Dans La Truie (1972), la Beauté se fera ravir par une mystérieuse vieille femme, la victime d’un meurtre aidera à élucider celui-ci. Dans Pitié pour les Ombres (1962) se mélangeront rêves (mais sont-ce bien des rêves ?) d’assassinat, rencontre de sorcières et métamorphoses …

Chaque recueil de nouvelles de Thomas Owen contient sa part de secrets, d’ombres mystérieuses, peu importe lequel choisir, tous vous garantiront d’en ressortir (p)heureux. En dehors de la maîtrise parfaite de l’étrange dont fait preuve Thomas Owen en ses récits, une certaine poésie transparaît également. Des réflexions sur la vie, la mort, l’amour, le temps. Des phrases qui nous marquent, par leur simplicité et par leur profondeur.

Le style de Thomas Owen a quelque chose que les textes d’autres auteurs n’ont pas. Sa façon à lui de raconter, de mêler réalité et rêve, angoisse et douceur, amour et mort… Des thèmes reviennent souvent au travers de ses oeuvres, comme celui de l’enfant. Cet être qui est encore plongé dans un imaginaire auquel il croit et qui s’étonne moins de l’extraordinaire (Le petit fantôme, Le Voyageur, Un beau petit garçon … ). Il y a là comme un message délivré aux lecteurs de fantastique, qui restent bien souvent attirés par ce même imaginaire. D’autres thèmes comme la mort et l’amour sont chers à Thomas Owen, car ce sont des mots puissants, sources inépuisables d’imaginaire, de mystère. Enfin, le hasard joue un rôle prépondérant dans les récits d’Owen. Parsemés de coïncidences et de rencontres fortuites, ses contes nous font réfléchir sur la construction rigide ou éphémère, calculée ou fragile de notre vie.

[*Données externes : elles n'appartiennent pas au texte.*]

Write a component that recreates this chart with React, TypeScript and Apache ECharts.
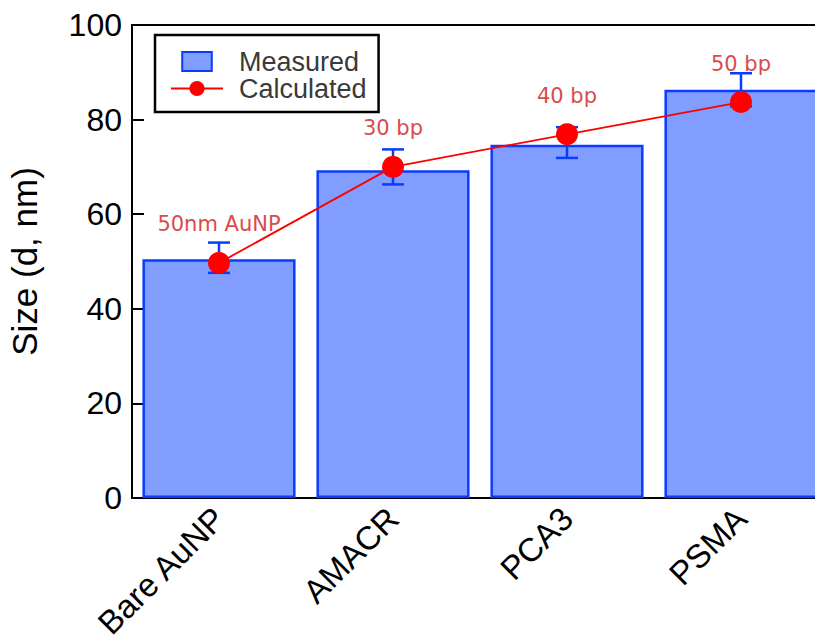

Mais il est temps de terminer notre présentation de I’oeuvre gigantesque de cet auteur belge bien connu, la place nous manque pour en explorer davantage. Et comme nous avons commencé cet article par la dernière phrase d’une des nouvelles du recueil La Truie, c’est par la première phrase d’une autre des nouvelles rassemblées en ce même recueil que nous terminerons notre voyage à travers les oeuvres de Thomas Owen, Maître ès Etrange, vous donnant l’occasion de suivre une de ses obscures ‘recettes »:  » Tu lèches ton bras, comme ça … puis tu sèches la peau en frottant avec le dos de la main … Sens ! C’est ça, l’odeur de la mort » (Le Visiteur, in La Truie, 1972).